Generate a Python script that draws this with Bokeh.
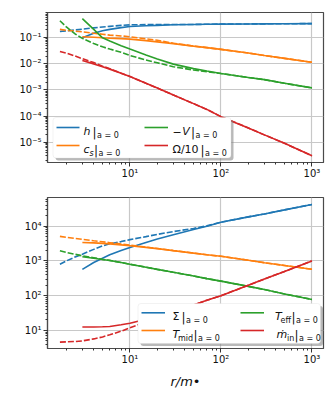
from bokeh.plotting import figure
from bokeh.layouts import column
from bokeh.models import Range1d, LogTicker, CustomJSTickFormatter, BoxAnnotation, Label
from bokeh.embed import file_html
from bokeh.resources import INLINE

# ---------------- data ----------------
r_solid = [3, 4, 5, 6, 8, 10, 15, 20, 30, 50, 70, 100, 200, 300, 500, 1000]
r_dash = [1.7, 2, 2.5, 3, 4, 5, 6, 8, 10, 15, 20, 30, 50, 70, 100, 200, 300, 500, 1000]

# top panel
h_solid = [0.10, 0.15, 0.185, 0.21, 0.245, 0.27, 0.29, 0.30, 0.315, 0.325, 0.33, 0.335, 0.34, 0.343, 0.346, 0.35]
h_dash = [0.175, 0.185, 0.20, 0.215, 0.24, 0.26, 0.275, 0.30, 0.315, 0.32, 0.325, 0.325, 0.325, 0.33, 0.335, 0.34, 0.343, 0.346, 0.35]
cs_solid = [0.11, 0.105, 0.10, 0.097, 0.093, 0.089, 0.078, 0.070, 0.060, 0.048, 0.042, 0.036, 0.026, 0.021, 0.0163, 0.0115]
cs_dash = [0.21, 0.195, 0.18, 0.17, 0.15, 0.137, 0.127, 0.118, 0.11, 0.092, 0.080, 0.062, 0.048, 0.042, 0.036, 0.026, 0.021, 0.0163, 0.0115]
V_solid = [0.54, 0.21, 0.10, 0.075, 0.05, 0.037, 0.022, 0.0155, 0.0098, 0.0066, 0.0053, 0.0043, 0.0030, 0.0025, 0.0018, 0.0012]
V_dash = [0.45, 0.26, 0.14, 0.095, 0.06, 0.045, 0.037, 0.028, 0.021, 0.014, 0.011, 0.0078, 0.0058, 0.0050, 0.0043, 0.0030, 0.0025, 0.0018, 0.0012]
Om_solid = [0.0134, 0.0100, 0.0078, 0.0063, 0.0044, 0.0033, 0.0018, 0.00118, 0.00064, 0.0003, 0.00018, 0.000095, 0.000035, 0.000019, 0.000009, 0.000003]
Om_dash = [0.030, 0.026, 0.020, 0.0158, 0.0112, 0.0082, 0.0065, 0.0044, 0.0033, 0.0018, 0.00118, 0.00064, 0.0003, 0.00018, 0.000095, 0.000035, 0.000019, 0.000009, 0.000003]

# bottom panel
Sig_solid = [570, 900, 1200, 1500, 2000, 2450, 3400, 4270, 5700, 8000, 10000, 13000, 18500, 22500, 29500, 42000]
Sig_dash = [800, 1000, 1300, 1560, 2150, 2700, 3100, 3600, 4100, 5000, 5800, 7000, 8600, 10200, 13000, 18500, 22500, 29500, 42000]
Tmid_solid = [3400, 3300, 3200, 3100, 2900, 2740, 2450, 2260, 1980, 1680, 1500, 1360, 1050, 890, 740, 575]
Tmid_dash = [5100, 4800, 4450, 4200, 3800, 3550, 3350, 3050, 2850, 2500, 2280, 1980, 1680, 1500, 1360, 1050, 890, 740, 575]
Teff_solid = [1320, 1200, 1100, 1030, 900, 800, 660, 570, 470, 370, 310, 262, 185, 150, 112, 78]
Teff_dash = [1960, 1750, 1550, 1400, 1230, 1110, 1035, 900, 800, 660, 570, 470, 370, 310, 262, 185, 150, 112, 78]
mdot_solid = [12.5, 12.5, 12.7, 13.0, 14.5, 16, 21, 26, 36, 54, 74, 100, 200, 300, 500, 1000]
mdot_dash = [4.6, 4.7, 4.8, 5.0, 5.7, 6.5, 7.5, 9.5, 12, 17.5, 23.5, 34, 54, 74, 100, 200, 300, 500, 1000]

x_label = "r/m\u2022"

BLUE, ORANGE, GREEN, RED = "#1f77b4", "#ff7f0e", "#2ca02c", "#d62728"
FONT = "DejaVu Sans"
DASH = "6 2"
LW = 1.6

XLO, XHI = 0.094, 3.127
PAGE_L, FW = 47, 276
BL, BR = 47, 5

sup_js = """
const m = {"-":"\u207b","0":"\u2070","1":"\u00b9","2":"\u00b2","3":"\u00b3","4":"\u2074","5":"\u2075","6":"\u2076","7":"\u2077","8":"\u2078","9":"\u2079"};
const e = Math.round(Math.log10(tick));
let s = "";
for (const c of String(e)) s += m[c];
return "10" + s;
"""


def make_fig(frame_h, top_b, bot_b, ylo, yhi, page_top):
    p = figure(width=BL + FW + BR, height=top_b + frame_h + bot_b,
               x_axis_type="log", y_axis_type="log",
               x_range=Range1d(10 ** XLO, 10 ** XHI), y_range=Range1d(10 ** ylo, 10 ** yhi),
               output_backend="svg", toolbar_location=None,
               min_border_left=BL, min_border_right=BR, min_border_top=top_b, min_border_bottom=bot_b)
    p.outline_line_color = "#4a4a4a"
    p.outline_line_width = 1.2
    p.background_fill_color = "white"
    p.border_fill_color = "white"
    for ax in (p.xaxis[0], p.yaxis[0]):
        ax.ticker = LogTicker(mantissas=[1], desired_num_ticks=8, num_minor_ticks=10)
        ax.formatter = CustomJSTickFormatter(code=sup_js)
        ax.axis_line_color = "#4a4a4a"
        ax.axis_line_width = 1.2
        ax.major_tick_out = 4
        ax.major_tick_in = 0
        ax.minor_tick_out = 2
        ax.minor_tick_in = 0
        ax.major_tick_line_color = "#333333"
        ax.minor_tick_line_color = "#333333"
        ax.major_label_text_font = FONT
        ax.major_label_text_font_size = "10px"
        ax.major_label_text_color = "#111111"
    p.xaxis.major_label_standoff = 1
    p.yaxis.major_label_standoff = 2
    p.xgrid.grid_line_color = "#c8c8c8"
    p.ygrid.grid_line_color = "#c8c8c8"
    p.xgrid.grid_line_width = 1.2
    p.ygrid.grid_line_width = 1.2
    p.xgrid.ticker = p.xaxis[0].ticker
    p.ygrid.ticker = p.yaxis[0].ticker
    spec = dict(left=PAGE_L, top=page_top + top_b, w=FW, h=frame_h, ylo=ylo, yhi=yhi)
    return p, spec


def to_data(spec, px, py):
    fx = (px - spec["left"]) / spec["w"]
    fy = (py - spec["top"]) / spec["h"]
    x = 10 ** (XLO + fx * (XHI - XLO))
    y = 10 ** (spec["yhi"] - fy * (spec["yhi"] - spec["ylo"]))
    return x, y


ROLE = {
    "mi": dict(size=11, style="italic", dy=4.0),
    "mn": dict(size=11, style="normal", dy=4.0),
    "si": dict(size=8, style="italic", dy=7.5),
    "sn": dict(size=8, style="normal", dy=7.5),
    "bar": dict(size=12, style="normal", dy=5.5),
}


def draw_legend(p, spec, box, rows, cols, entries):
    l, t, r, b = box
    sx0, sy0 = to_data(spec, l + 2.5, b + 2.5)
    sx1, sy1 = to_data(spec, r + 2.5, t + 2.5)
    p.add_layout(BoxAnnotation(left=sx0, right=sx1, bottom=sy0, top=sy1,
                               fill_color="#808080", fill_alpha=0.55, line_color=None, border_radius=3))
    bx0, by0 = to_data(spec, l, b)
    bx1, by1 = to_data(spec, r, t)
    p.add_layout(BoxAnnotation(left=bx0, right=bx1, bottom=by0, top=by1,
                               fill_color="white", fill_alpha=1.0, line_color="#d5d5d5",
                               line_width=1, border_radius=3))
    for color, ci, ri, pieces in entries:
        lx0, lx1, tx = cols[ci]
        ry = rows[ri]
        x0, y0 = to_data(spec, lx0, ry)
        x1, _ = to_data(spec, lx1, ry)
        p.segment(x0=[x0], y0=[y0], x1=[x1], y1=[y0], line_color=color, line_width=LW, level="overlay")
        for text, dx, role in pieces:
            st = ROLE[role]
            x, y = to_data(spec, tx + dx, ry + st["dy"])
            p.add_layout(Label(x=x, y=y, text=text, text_font=FONT, text_font_size="%gpx" % st["size"],
                               text_font_style=st["style"], text_color="#111111",
                               text_baseline="alphabetic", text_align="left"))


SUB = "a = 0"

# ---------------- top panel ----------------
TOP1_H = 12 + 150 + 22
p1, s1 = make_fig(150, 12, 22, -5.78, -0.03, 0)
for rr, yy, c, dash in [(r_solid, h_solid, BLUE, "solid"), (r_dash, h_dash, BLUE, DASH),
                        (r_solid, cs_solid, ORANGE, "solid"), (r_dash, cs_dash, ORANGE, DASH),
                        (r_solid, V_solid, GREEN, "solid"), (r_dash, V_dash, GREEN, DASH),
                        (r_solid, Om_solid, RED, "solid"), (r_dash, Om_dash, RED, DASH)]:
    p1.line(rr, yy, line_color=c, line_width=LW, line_dash=dash)

draw_legend(p1, s1, (52.5, 117, 230.5, 157.5), [127, 145],
            [(56, 79, 83), (144, 167.5, 172)],
            [(BLUE, 0, 0, [("h", 0, "mi"), ("|", 9, "bar"), (SUB, 13.5, "sn")]),
             (ORANGE, 0, 1, [("c", 0, "mi"), ("s", 6, "si"), ("|", 10.5, "bar"), (SUB, 15, "sn")]),
             (GREEN, 1, 0, [("\u2212", 0, "mn"), ("V", 9.8, "mi"), ("|", 18.5, "bar"), (SUB, 23, "sn")]),
             (RED, 1, 1, [("\u03a9/10", 0, "mn"), ("|", 28, "bar"), (SUB, 32.5, "sn")])])

# ---------------- bottom panel ----------------
p2, s2 = make_fig(151, 13, 44, 0.48, 4.825, TOP1_H)
for rr, yy, c, dash in [(r_solid, Sig_solid, BLUE, "solid"), (r_dash, Sig_dash, BLUE, DASH),
                        (r_solid, Tmid_solid, ORANGE, "solid"), (r_dash, Tmid_dash, ORANGE, DASH),
                        (r_solid, Teff_solid, GREEN, "solid"), (r_dash, Teff_dash, GREEN, DASH),
                        (r_solid, mdot_solid, RED, "solid"), (r_dash, mdot_dash, RED, DASH)]:
    p2.line(rr, yy, line_color=c, line_width=LW, line_dash=dash)

p2.xaxis.axis_label = x_label
p2.xaxis.axis_label_text_font = FONT
p2.xaxis.axis_label_text_font_size = "13px"
p2.xaxis.axis_label_text_font_style = "italic"
p2.xaxis.axis_label_text_color = "#111111"
p2.xaxis.axis_label_standoff = 6

draw_legend(p2, s2, (137.5, 303, 320, 343), [312.3, 330],
            [(141, 164.5, 172), (240, 263.5, 274.5)],
            [(BLUE, 0, 0, [("\u03a3", 0, "mn"), ("|", 9, "bar"), (SUB, 13.5, "sn")]),
             (ORANGE, 0, 1, [("T", 0, "mi"), ("mid", 5.5, "sn"), ("|", 21, "bar"), (SUB, 25.5, "sn")]),
             (GREEN, 1, 0, [("T", 0, "mi"), ("eff", 5.5, "sn"), ("|", 16.5, "bar"), (SUB, 21, "sn")]),
             (RED, 1, 1, [("\u1e41", 1.5, "mi"), ("in", 12, "sn"), ("|", 19.5, "bar"), (SUB, 24, "sn")])])

layout = column(p1, p2)
open("out.html", "w").write(file_html(layout, INLINE))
• • •
**EXERCISE DETAILS**
Quote, exactly and only, the lines from the first line of the data above through the line containing "from bokeh.resources import INLINE". The pictures do not belong in it.

**CORRECT RESPONSE**
Generate a Python script that draws this with Bokeh.
from bokeh.plotting import figure
from bokeh.layouts import column
from bokeh.models import Range1d, LogTicker, CustomJSTickFormatter, BoxAnnotation, Label
from bokeh.embed import file_html
from bokeh.resources import INLINE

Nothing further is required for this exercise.